The prof_recent API, introduced in jemalloc 5.x, extends this toward always-on production sampling. Rather than a cumulative profile that grows unboundedly, prof_recent maintains a fixed-size ring buffer of the most recent allocation stacks:

// Configure ring buffer size at startup
size_t recent_alloc_max = 1000;
je_mallctl("prof.recent_alloc_max",
           NULL, NULL,
           &recent_alloc_max, sizeof(recent_alloc_max));

// Dump recent allocations to a file for inspection
je_mallctl("prof.recent_alloc_dump", NULL, NULL, NULL, 0);

This gives a bounded-overhead snapshot of what the allocator has been doing recently, without the cost of a full heap profile. Meta’s investment includes extending this API with richer query capabilities and lower sampling overhead, moving toward practical always-on production profiling.

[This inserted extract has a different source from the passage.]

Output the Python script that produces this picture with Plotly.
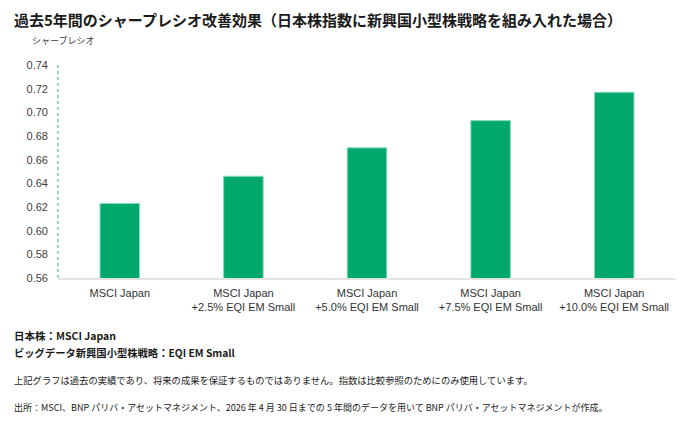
import plotly.graph_objects as go

# data
categories = ["MSCI Japan",
              "MSCI Japan<br>+2.5% EQI EM Small",
              "MSCI Japan<br>+5.0% EQI EM Small",
              "MSCI Japan<br>+7.5% EQI EM Small",
              "MSCI Japan<br>+10.0% EQI EM Small"]
sharpe = [0.623, 0.646, 0.670, 0.693, 0.717]
y_ticks = [0.56, 0.58, 0.60, 0.62, 0.64, 0.66, 0.68, 0.70, 0.72, 0.74]

GREEN = "#00A86B"
EDGE = "#8ED9BC"
TEAL = "#2AA7A0"
INK = "#1A1A1A"
TXT = "#404040"
JP = "Noto Sans CJK JP"
LAT = "Liberation Sans, Arial, sans-serif"

# the page body has an 8px margin, so the figure is drawn 8px in from the window edge
OFF = 8
W, H = 695 - OFF, 422 - OFF
L, R, T, B = 50, 19, 57, 144
PW, PH = W - L - R, H - T - B


def px(x):
    # window pixel -> paper x
    return (x - OFF - L) / PW


def py(y):
    # window pixel -> paper y
    return (H - B - (y - OFF)) / PH


fig = go.Figure(go.Bar(
    x=categories, y=sharpe, marker=dict(color=GREEN, line=dict(color=EDGE, width=1)),
    width=0.32, hoverinfo="skip"))

fig.update_yaxes(range=[0.56, 0.74], tickvals=y_ticks, tickformat=".2f",
                 showgrid=False, zeroline=False, showline=False,
                 tickfont=dict(family=LAT, size=11, color=TXT), ticklabelstandoff=9)
fig.update_xaxes(showline=True, linecolor="#E3E3E3", linewidth=1.5, showgrid=False,
                 tickfont=dict(family=LAT, size=11, color="#333333"), ticklabelstandoff=4)

# dashed teal y-axis line
fig.add_shape(type="line", xref="paper", yref="y", x0=0, x1=0, y0=0.56, y1=0.74,
              line=dict(color=TEAL, width=1, dash="dot"))


def note(text, x, y, size, bold=False, color=INK, family=JP):
    if bold:
        text = f"<b>{text}</b>"
    fig.add_annotation(text=text, xref="paper", yref="paper", x=px(x), y=py(y),
                       xanchor="left", yanchor="middle", showarrow=False,
                       font=dict(size=size, color=color, family=family))


note("過去5年間のシャープレシオ改善効果（日本株指数に新興国小型株戦略を組み入れた場合）", 12, 19, 15, bold=True)
note("シャープレシオ", 30, 41, 9, color=TXT)
note("日本株：MSCI Japan", 12, 335, 10.5, bold=True)
note("ビッグデータ新興国小型株戦略：EQI EM Small", 12, 352, 10.3, bold=True)
note("上記グラフは過去の実績であり、将来の成果を保証するものではありません。指数は比較参照のためにのみ使用しています。",
     12, 380, 9.3)
note("出所：MSCI、BNP パリバ・アセットマネジメント、2026 年 4 月 30 日までの 5 年間のデータを用いて BNP パリバ・アセットマネジメントが作成。",
     12, 407, 9.0)

fig.update_layout(width=W, height=H, margin=dict(l=L, r=R, t=T, b=B),
                  paper_bgcolor="white", plot_bgcolor="white", showlegend=False,
                  font=dict(family=JP, color=INK))

fig.write_html("out.html")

The broader vision is heap observability that integrates naturally with the rest of a service’s metrics pipeline. Right now, using jemalloc’s profiling effectively requires knowing which mallctl keys exist, remembering to advance the epoch before reading stats, and understanding the allocator’s internal terminology. Meta’s improvements should make this more accessible without requiring deep allocator expertise.

Why This Matters Beyond Meta

The memory state model and profiling capabilities described here are available in current jemalloc (5.3.0 as of writing) and work today in any C, C++, or Rust service that links the library. Meta’s work will improve the tooling around these features, but the fundamentals are already there.

For Rust, tikv-jemallocator and tikv-jemalloc-ctl provide idiomatic access. Redis documentation has recommended jemalloc for years because of its fragmentation characteristics. RocksDB users benefit directly from better decay tuning. The ecosystem depending on jemalloc is wide, and improvements to observability and configuration flow through all of it once they land in the upstream repository.

The immediate practical value for most developers is simpler: add the four stat queries to your metrics collection, watch the resident - allocated gap, and set decay parameters based on your actual workload profile. The allocator has been tracking this information the whole time.